The factorization method and Capon's method for random source identification in experimental aeroacoustics

TL;DR

This paper explores the use of the factorization method and Capon's method for identifying uncorrelated aeroacoustic sources from microphone array data, providing a novel connection between inverse scattering and beamforming techniques.

Contribution

It introduces a variant of the factorization method for source support recovery and reveals a surprising relation to Capon's beamforming method in aeroacoustics.

Findings

The factorization method can effectively recover source support.

A connection between the factorization method and Capon's method is established.

Numerical examples validate the theoretical insights.

Abstract

Experimental aeroacoustics is concerned with the estimation of acoustic source power distributions, which are for instance caused by fluid structure interactions on scaled aircraft models inside a wind tunnel, from microphone array measurements of associated sound pressure fluctuations.
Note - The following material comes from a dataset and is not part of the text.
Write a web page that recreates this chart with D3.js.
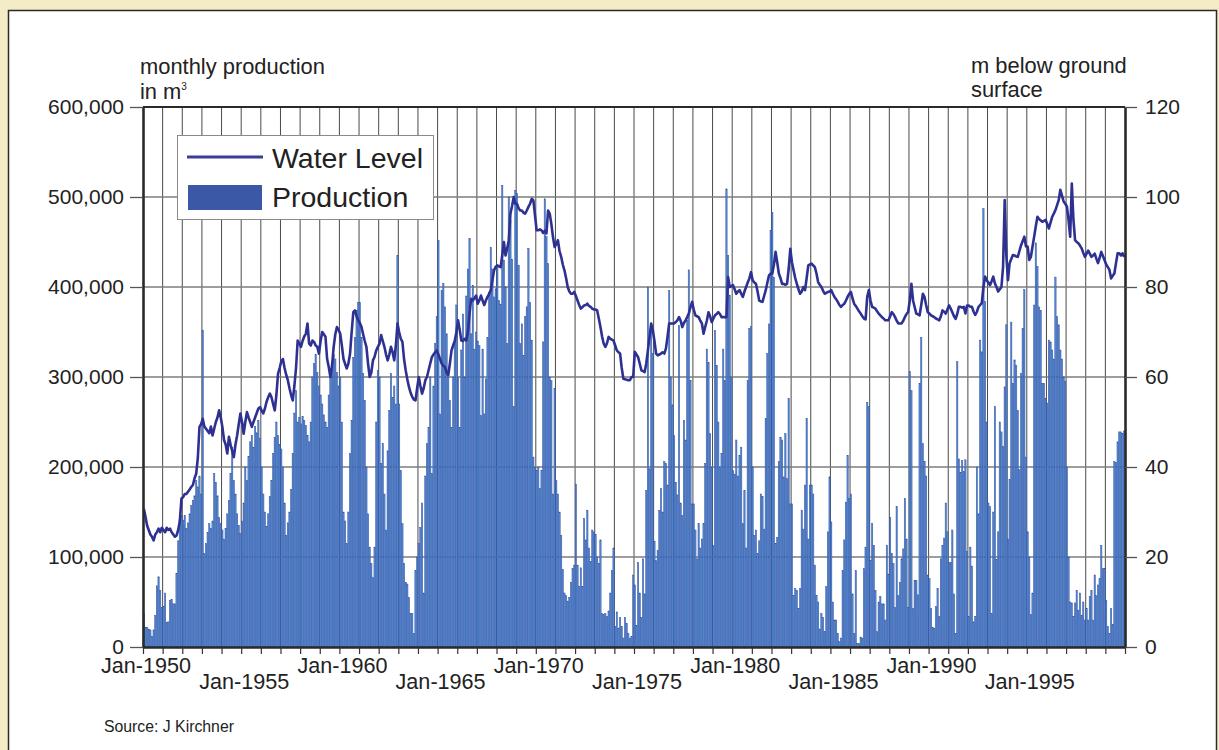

In the frequency domain aeroacoustic sound propagation can be modelled as a random source problem for a convected Helmholtz equation. This article is concerned with the inverse random source problem to recover the support of an uncorrelated aeroacoustic source from correlations of observed pressure signals. We show that a variant of the factorization method from inverse scattering theory can be used for this purpose. We also discuss a surprising relation between the factorization method and a commonly used beamforming algorithm from experimental aeroacoustics, which is known as Capon's method or as the minimum variance method. Numerical examples illustrate our theoretical findings.